My old philosophy of science professor, Donald Gillies, used to tell a story about when he attended Karl Popper’s undergraduate lectures at the LSE in the 1960s. If I remember the story rightly Popper used to begin by simply commanding his students: “Observe!” The students would look about them, try to avoid his gaze, shift awkwardly in their seats. After some minutes a student would pipe up: “observe what?”
“Exactly!” would be Popper’s triumphant reply.
He (both Popper, and then later Professor Gillies) would then proceed to unfold his version of the argument that all observation begins with some idea about what is significant and what you expect to see – that all observation is to some extent theory laden.
This came to mind as I was thinking about what Edward Snowden’s leaks have and have not revealed about government surveillance. John pointed out in an earlier post some of the things we know now that we didn’t know before about the extent of data gathering undertaken by the government. But it’s far from transparent what sort of reasoning the NSA is using in dealing with this deluge of data. Lots of people have been asking – quite rightly – “is it ethical?” But a more basic question would be: Which theories are guiding their observations? What are the research strategies with which they hope to draw some meaning from this deluge of data, and are they any good?
I recently came across a blog post by Zeynep Tufekci, an assistant professor at the University of North Carolina at Chapel Hill, a fellow at Princeton CITP and a faculty association at Harvard’s Berkman Center for Internet and Society, that raises this question in a way I found useful.
She highlights the importance of a comment by NSA deputy director Chris Inglis in testimony to the Congress that the NSA went out “two or three hops”. This, she explains, is hugely significant for the extent of the data trawling. One hop would mean looking at all your friends. Two hops includes all your friends’ friends. Three hops is your friends’ friends’ friends. I’m using “friends” here in the Facebook sense of the term – as contacts in your network. Assuming that everybody has 300 such contacts, going out “two hops” in someone’s network would take you to 90000 people. Three hops would get you to 27 million.
“At three hops out, you cannot examine individuals—you have to start relying on easily identifiable markers. You have to squint and look at outlines. You have to engage in pattern recognition. If you have swept meta-data on 27 million individuals, what do you look for? Males? Muslims? Those who bought guns? Fertilizers? Pressure cookers? It has to be something. There simply cannot be a semblance of individual examination. By necessity, the “sweep” has to be algorithmic and be trained to look for specific behaviors. (And pattern recognition is often another way of saying stereotypes.)”

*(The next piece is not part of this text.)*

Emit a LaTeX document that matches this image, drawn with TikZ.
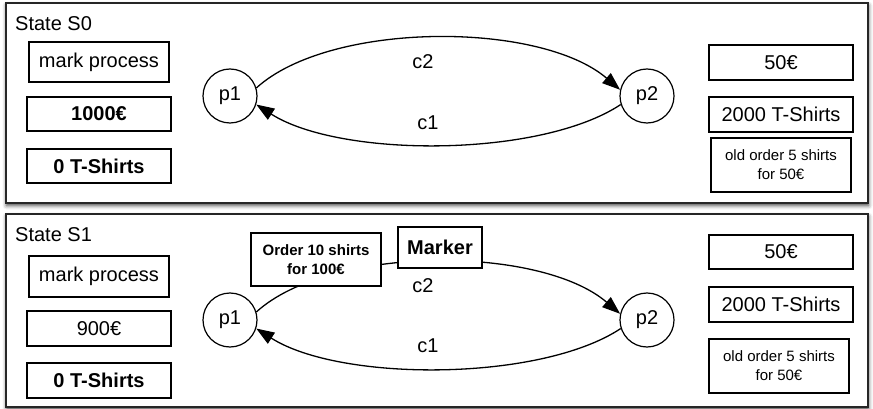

“Pattern recognition is great for big things that happen again and again. Things that jump out from the data and that happen repeatedly so we can figure out commonalities. Storms and hurricanes. Supernovas. Patterns of migration. Family formation. Economic development.
But you know what pattern-recognition is worst at? It’s picking out things that are rare, for which there is not enough data to pick out regularities.”
Pattern recognition, she argues, is likely to both “underfit” and “overfit” the data, that is, fail to pick out “the sweet-faced Jahar who attended his high school prom,” and (at least after the attack on the Boston marathon) succeed in identifying every muslim who bought a pressure cooker.
“Even at two hops, let alone three, NSA’s surveillance program can be bad for anti-terrorism by shifting focus and resources from individual investigations, a more fitting method for rare events, to pattern recognition—which this data deluge will almost surely necessitate—and which is not a good method for detecting rare events.”
Basically, she suggests that the data tail may be wagging the analytic dog, encouraging inappropriate research strategies. I also found a piece in Slate that raises some similar concerns about the research strategies encouraged by the capacity to trawl huge amounts of data.
I’m not sure where I stand on all this, but Tufekci’s blog post raises interesting questions about the epistemology of big data and the lack of transparency of reasoning in the NSA’s approach to it.